Les autoroutes de l’information : un rapport commandé par Edouard Balladur en 1994
Comme on peut le lire sur le site Vie publique, en 1994, le haut fonctionnaire et polytechnicien Gérard Théry (l’un des fondateurs du Minitel), accompagné par les rapporteurs Alain Bonnafé et Michel Guieysse rendaient à Édouard Balladur, alors Premier Ministre, un rapport sur « les autoroutes de l’information ». Il visait alors à éclairer la France sur la stratégie à adopter à propos de ces fameuses autoroutes. Que ce soit avec Internet, le Minitel et même France Télécom. Un bon gros rapport comme personne n’aime en lire.
Il faut préciser que Gérard Théry n’était pas n’importe qui. En 1978, en tant que directeur de la Direction Générale des Télécommunications, il avait décidé d’utiliser le réseau téléphonique avec des terminaux abordables, qui allaient devenir les Minitels. Dans sa nécrologie, Le Monde rappelait qu’il avait participé à rattraper le retard la France en matière de télécommunications grâce à de vastes chantiers, entre téléphonie et numérique.
Le Minitel vs Internet
À l’époque, le rapport reconnaissait qu’Internet s’était « largement étendu au niveau mondial », grâce à une « une prise en charge d’une partie de son exploitation par l’Administration fédérale (américaine, ndlr) » et à « son propre protocole ouvert à tous les utilisateurs ».

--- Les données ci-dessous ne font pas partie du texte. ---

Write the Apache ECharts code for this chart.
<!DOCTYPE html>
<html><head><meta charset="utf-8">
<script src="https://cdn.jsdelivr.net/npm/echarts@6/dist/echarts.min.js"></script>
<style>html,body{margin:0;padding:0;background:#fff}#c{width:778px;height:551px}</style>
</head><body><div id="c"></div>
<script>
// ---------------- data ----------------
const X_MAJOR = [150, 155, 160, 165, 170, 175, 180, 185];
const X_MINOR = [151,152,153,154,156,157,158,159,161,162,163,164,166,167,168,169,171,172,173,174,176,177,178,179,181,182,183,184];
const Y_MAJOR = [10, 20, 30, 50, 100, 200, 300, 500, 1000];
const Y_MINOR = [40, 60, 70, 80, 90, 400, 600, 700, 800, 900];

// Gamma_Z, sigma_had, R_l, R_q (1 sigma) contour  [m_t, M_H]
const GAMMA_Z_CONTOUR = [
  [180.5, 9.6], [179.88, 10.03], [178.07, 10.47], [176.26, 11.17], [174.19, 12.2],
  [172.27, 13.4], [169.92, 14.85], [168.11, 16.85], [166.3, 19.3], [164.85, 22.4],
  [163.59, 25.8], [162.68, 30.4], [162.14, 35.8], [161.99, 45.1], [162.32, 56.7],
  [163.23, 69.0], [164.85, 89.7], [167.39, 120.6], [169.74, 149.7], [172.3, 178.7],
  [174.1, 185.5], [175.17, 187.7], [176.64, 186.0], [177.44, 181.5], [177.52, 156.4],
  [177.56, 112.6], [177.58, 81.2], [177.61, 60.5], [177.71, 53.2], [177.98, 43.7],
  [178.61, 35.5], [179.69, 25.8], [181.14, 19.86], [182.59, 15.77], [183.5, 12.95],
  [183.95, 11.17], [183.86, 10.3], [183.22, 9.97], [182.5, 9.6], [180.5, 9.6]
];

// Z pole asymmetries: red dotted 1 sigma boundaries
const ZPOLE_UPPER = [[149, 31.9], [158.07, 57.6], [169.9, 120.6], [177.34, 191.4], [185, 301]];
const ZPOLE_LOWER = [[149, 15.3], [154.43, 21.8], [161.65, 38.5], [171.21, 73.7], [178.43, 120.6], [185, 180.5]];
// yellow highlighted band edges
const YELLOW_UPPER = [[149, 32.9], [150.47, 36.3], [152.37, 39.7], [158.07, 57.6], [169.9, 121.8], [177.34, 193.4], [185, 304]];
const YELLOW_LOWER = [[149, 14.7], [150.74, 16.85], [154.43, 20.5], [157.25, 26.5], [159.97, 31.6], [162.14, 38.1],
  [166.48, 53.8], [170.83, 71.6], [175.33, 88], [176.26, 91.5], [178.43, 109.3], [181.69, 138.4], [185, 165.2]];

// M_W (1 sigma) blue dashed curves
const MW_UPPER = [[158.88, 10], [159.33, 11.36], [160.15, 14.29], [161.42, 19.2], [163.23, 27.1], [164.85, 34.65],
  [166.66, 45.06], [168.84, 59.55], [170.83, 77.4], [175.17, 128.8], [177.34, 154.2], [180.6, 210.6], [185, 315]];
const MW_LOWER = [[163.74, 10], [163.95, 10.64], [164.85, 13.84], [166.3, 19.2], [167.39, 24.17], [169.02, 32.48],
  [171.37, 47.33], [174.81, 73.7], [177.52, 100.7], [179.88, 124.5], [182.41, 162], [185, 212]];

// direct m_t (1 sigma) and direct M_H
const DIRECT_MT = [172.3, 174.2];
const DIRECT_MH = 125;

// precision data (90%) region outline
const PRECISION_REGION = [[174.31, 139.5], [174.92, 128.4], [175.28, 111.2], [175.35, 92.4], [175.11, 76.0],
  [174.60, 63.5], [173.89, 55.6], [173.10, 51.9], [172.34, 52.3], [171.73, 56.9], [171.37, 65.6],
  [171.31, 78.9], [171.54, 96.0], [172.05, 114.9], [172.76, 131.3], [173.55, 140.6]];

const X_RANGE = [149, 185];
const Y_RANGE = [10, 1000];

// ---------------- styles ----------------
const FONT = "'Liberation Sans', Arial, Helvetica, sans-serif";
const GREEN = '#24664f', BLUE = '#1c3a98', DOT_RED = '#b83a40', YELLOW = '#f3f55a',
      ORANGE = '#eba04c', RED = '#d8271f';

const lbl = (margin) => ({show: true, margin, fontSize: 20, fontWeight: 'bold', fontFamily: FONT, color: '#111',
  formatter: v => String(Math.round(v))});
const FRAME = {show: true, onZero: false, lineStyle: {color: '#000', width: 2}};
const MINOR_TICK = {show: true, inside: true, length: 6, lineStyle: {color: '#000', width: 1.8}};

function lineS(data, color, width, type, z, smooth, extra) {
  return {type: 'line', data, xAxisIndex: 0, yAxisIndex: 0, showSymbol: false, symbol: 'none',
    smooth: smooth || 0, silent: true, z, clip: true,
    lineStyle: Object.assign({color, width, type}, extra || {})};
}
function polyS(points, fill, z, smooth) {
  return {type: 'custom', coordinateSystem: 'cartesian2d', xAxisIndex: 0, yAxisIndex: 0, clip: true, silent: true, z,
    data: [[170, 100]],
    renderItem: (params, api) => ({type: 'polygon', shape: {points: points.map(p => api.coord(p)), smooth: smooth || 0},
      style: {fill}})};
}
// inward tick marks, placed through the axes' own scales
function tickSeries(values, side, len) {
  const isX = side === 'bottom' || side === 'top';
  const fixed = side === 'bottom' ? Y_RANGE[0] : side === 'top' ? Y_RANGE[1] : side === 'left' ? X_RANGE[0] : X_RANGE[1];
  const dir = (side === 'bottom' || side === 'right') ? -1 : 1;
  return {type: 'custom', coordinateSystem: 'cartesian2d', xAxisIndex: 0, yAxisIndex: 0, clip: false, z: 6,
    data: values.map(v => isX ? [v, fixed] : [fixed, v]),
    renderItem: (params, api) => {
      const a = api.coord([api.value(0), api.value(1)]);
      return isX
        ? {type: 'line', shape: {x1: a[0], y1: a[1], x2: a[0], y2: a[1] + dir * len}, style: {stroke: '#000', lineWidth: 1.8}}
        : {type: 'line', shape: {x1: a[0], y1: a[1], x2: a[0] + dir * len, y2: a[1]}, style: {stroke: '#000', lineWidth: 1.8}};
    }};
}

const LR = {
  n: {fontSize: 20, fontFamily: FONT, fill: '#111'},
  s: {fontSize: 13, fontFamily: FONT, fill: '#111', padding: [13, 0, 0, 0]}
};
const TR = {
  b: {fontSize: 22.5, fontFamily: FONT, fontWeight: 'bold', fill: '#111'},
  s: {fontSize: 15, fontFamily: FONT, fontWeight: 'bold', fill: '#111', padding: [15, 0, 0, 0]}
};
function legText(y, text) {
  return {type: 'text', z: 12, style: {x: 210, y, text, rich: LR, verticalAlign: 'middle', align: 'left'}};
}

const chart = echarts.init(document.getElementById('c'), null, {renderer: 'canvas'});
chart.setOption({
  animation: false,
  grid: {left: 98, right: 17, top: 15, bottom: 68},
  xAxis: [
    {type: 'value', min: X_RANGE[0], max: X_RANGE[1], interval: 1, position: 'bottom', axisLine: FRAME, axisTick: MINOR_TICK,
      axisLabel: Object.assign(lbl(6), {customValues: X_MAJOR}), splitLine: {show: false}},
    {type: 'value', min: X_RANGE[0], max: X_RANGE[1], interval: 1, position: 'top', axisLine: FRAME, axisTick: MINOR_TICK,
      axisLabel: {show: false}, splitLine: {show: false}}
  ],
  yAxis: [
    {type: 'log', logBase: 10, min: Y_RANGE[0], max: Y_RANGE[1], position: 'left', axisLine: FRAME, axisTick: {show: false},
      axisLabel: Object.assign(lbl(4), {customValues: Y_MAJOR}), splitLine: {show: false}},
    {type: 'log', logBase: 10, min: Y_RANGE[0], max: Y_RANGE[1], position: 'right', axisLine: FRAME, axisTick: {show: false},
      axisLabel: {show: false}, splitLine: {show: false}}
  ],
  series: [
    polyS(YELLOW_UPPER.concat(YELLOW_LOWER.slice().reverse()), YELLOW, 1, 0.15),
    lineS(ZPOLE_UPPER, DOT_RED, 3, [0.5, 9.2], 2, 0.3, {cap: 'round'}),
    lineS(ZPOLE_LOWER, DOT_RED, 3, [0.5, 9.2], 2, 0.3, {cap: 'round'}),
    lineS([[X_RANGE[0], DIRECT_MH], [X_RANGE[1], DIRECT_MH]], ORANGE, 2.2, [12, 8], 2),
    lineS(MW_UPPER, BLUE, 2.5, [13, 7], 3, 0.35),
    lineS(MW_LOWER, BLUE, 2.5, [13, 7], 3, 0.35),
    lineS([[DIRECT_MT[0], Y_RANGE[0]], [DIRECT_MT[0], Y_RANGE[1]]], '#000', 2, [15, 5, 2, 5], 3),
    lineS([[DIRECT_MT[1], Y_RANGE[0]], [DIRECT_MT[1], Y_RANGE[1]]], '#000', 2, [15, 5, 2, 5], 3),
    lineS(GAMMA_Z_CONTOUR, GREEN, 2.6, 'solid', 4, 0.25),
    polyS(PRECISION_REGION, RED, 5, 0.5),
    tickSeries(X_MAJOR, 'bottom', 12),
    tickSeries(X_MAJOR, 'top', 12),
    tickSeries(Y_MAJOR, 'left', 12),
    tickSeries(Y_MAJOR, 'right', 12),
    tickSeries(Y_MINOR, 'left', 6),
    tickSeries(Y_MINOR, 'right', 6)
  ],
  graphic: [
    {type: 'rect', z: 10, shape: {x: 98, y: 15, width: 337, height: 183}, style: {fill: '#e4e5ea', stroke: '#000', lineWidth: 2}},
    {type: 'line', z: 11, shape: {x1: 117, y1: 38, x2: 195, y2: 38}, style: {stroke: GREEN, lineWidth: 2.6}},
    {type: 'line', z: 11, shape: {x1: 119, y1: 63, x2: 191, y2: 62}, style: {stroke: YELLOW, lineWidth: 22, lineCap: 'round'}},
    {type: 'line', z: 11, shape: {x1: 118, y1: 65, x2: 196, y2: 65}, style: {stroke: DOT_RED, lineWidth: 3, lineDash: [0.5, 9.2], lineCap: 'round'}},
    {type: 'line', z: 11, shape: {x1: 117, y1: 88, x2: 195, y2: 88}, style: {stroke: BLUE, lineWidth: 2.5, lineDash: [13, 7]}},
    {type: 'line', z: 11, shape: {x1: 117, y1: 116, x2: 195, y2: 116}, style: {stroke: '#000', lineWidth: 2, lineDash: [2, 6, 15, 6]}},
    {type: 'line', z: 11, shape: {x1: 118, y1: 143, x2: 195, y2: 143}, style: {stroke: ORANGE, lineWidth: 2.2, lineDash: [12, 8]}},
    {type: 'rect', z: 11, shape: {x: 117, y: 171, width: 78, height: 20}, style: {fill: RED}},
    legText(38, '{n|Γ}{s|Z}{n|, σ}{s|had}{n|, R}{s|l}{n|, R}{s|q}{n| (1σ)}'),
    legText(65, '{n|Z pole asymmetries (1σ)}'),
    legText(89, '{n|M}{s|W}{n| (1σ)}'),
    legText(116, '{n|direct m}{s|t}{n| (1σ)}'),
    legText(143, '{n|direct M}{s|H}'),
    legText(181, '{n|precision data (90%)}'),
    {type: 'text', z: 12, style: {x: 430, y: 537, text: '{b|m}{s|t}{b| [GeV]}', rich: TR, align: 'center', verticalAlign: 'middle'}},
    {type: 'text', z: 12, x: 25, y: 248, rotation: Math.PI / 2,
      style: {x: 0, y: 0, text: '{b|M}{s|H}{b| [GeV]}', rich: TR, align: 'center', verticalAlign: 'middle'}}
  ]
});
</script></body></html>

Si certaines phrases de Théry indiquaient que le Minitel était meilleur, le rapport n’enterrait pas tout à fait Internet et était même plutôt visionnaire : « Internet tend à s’imposer au reste du monde et pourrait devenir, après amélioration, le vecteur américain prioritaire des autoroutes de l’information, avec le bénéfice d’une implantation internationale et d’une avance concurrentielle en termes de services et d’équipements. » On notait aussi qu’il ne pouvait pas offrir « des services de qualité en temps réel de voix ou d’images », signe qu’il ne faut pas trop juger une technologie au moment de son émergence et condamner par défaut ses possibilités.

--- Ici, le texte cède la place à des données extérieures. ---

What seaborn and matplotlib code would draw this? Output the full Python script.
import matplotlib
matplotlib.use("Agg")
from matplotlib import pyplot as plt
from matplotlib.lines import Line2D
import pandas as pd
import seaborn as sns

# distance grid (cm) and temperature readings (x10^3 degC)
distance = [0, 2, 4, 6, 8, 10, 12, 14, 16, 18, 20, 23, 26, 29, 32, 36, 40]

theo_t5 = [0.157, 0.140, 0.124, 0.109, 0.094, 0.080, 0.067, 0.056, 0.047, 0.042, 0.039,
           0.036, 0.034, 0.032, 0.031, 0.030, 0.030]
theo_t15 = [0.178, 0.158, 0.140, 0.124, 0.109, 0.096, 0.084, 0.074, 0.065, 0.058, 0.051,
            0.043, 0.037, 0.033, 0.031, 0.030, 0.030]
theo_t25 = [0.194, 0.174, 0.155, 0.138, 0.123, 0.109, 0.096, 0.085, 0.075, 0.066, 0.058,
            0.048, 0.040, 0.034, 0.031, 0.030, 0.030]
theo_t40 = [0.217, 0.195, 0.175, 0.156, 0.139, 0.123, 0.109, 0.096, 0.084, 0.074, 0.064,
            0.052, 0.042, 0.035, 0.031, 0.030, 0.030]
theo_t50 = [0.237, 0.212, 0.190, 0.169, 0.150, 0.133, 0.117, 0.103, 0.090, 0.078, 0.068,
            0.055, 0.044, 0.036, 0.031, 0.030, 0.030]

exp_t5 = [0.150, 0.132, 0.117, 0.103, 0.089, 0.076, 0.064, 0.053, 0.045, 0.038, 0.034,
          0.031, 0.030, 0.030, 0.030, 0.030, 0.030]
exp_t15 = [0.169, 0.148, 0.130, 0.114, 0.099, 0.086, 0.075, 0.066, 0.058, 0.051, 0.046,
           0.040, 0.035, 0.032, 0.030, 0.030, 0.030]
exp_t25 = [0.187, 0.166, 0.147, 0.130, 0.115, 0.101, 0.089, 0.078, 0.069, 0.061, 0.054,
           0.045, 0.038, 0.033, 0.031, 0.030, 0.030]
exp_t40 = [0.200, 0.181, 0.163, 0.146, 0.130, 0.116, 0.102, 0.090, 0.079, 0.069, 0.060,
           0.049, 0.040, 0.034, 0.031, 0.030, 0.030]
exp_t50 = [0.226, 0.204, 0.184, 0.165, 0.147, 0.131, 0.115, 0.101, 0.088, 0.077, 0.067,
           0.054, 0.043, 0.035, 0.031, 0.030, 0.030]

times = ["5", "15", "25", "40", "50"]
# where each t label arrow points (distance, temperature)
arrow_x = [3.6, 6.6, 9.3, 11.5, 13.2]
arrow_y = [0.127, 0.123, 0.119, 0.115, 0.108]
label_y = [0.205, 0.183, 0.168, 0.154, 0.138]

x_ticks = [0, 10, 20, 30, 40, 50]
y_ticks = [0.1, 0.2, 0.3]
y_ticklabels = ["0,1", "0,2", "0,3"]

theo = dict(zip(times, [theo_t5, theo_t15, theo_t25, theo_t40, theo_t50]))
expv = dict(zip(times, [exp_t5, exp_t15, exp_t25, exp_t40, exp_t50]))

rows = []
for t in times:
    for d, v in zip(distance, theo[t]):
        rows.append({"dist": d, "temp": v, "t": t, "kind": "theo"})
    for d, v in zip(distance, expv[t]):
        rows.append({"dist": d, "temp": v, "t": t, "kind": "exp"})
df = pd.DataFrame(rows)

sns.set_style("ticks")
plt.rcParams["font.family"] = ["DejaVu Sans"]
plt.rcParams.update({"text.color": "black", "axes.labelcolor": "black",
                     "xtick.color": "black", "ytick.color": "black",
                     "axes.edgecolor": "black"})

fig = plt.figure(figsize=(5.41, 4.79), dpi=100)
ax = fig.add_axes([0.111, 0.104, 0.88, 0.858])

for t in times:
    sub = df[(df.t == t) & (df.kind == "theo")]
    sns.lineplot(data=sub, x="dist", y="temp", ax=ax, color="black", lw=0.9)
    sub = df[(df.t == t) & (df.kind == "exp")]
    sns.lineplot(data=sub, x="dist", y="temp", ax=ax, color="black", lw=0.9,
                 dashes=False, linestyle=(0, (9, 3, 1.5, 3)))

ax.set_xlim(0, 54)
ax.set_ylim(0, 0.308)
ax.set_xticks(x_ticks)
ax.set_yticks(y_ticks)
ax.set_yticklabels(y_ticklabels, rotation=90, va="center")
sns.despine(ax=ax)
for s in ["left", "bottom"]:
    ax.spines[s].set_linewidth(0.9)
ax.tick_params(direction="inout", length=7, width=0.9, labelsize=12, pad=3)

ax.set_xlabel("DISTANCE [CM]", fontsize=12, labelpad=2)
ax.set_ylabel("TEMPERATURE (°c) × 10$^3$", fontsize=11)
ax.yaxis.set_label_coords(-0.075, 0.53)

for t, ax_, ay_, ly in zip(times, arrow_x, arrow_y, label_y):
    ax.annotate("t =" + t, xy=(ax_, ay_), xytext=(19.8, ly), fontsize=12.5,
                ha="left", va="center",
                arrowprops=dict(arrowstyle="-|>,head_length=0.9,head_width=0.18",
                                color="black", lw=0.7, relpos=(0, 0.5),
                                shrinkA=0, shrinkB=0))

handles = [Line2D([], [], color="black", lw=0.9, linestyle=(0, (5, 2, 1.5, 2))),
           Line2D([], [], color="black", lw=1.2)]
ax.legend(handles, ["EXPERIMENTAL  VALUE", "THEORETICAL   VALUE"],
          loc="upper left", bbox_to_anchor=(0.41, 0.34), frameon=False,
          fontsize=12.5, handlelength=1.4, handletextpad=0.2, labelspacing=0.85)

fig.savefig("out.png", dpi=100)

Théry écrivait enfin qu’Internet n’était pas assez sécurisé et pas assez fiable et qu’il n’y avait pas d’annuaire (Google a été fondé quatre ans plus tard, Yahoo! et Lycos cette année-là).
Ne retenir qu’une solution pour la France était une erreur évidente et le rapport n’est pas passé à côté. Il appelait à « promouvoir des services destinés aux micro-ordinateurs à des débits plus élevés que ceux du Minitel, sur le réseau téléphonique et sur Numéris. Parmi les réseaux existants, les réseaux câblés pourront jouer un rôle particulier. » Que ce soit le Minitel avec le réseau téléphonique ou Internet avec un réseau câblé (ou à défaut le réseau téléphonique), qu’importe : le fil était l’avenir.
Internet ne décollera jamais : en fait, si
Là où le rapport se trompait, c’est qu’il indiquait qu’Internet n’était pas adapté pour les services commerciaux, et que ce système n’engendrait qu’un douzième du chiffre d’affaires mondial sur les services du Minitel. Pour Gérard Théry donc, « les limites d’Internet démontrent ainsi qu’il ne saurait, dans le long terme, constituer à lui tout seul, le réseau d’autoroutes mondial. »
L’erreur était peut-être dans l’étude des dynamiques des deux systèmes, comme l’avait fait remarquer Philippe Silberzahn dans un billet en 2013 : « comparer Internet et Minitel en 1994, c’est comparer un système balbutiant, à l’aube de sa croissance, et un autre en fin de vie. […] ignorer cette dynamique est fatale. »
Si les liens entre Gérard Théry et « son » Minitel son indéniables, il est quelque peu facile d’attaquer Les autoroutes de l’information. 30 ans plus tard, Internet est partout, le Minitel nulle part (sauf au fond de votre grenier). Mais rappelons qu’en 1994, quand le rapport est écrit, le système était à son apogée : 23 000 services et près de 90 millions d’heures de connexion.
Mais le déclin est déjà là. La communication est terminée et il n’est plus utilisé que pour des services. Surtout, les limites techniques se font sentir, puisque cela fait plus d’une dizaine d’années qu’il n’a pas vraiment changé. Les Français se rendent progressivement compte que le Minitel n’est pas indispensable.
C’est l’avenir qui donnera tort à Gérard Théry, mais également un changement de politique. En 1997, alors que Lionel Jospin devient Premier Ministre, il favorise Internet, au détriment du Minitel. C’est ce qui marquera le début de la fin pour le Minitel, définitivement débranché le 30 juin 2012 par un France Télécom devenu Orange. Il n’était plus très utilisé et les tentatives de le relancer avaient toutes échoué.
Entre temps, même le Minitel rose a été remplacé par Tinder.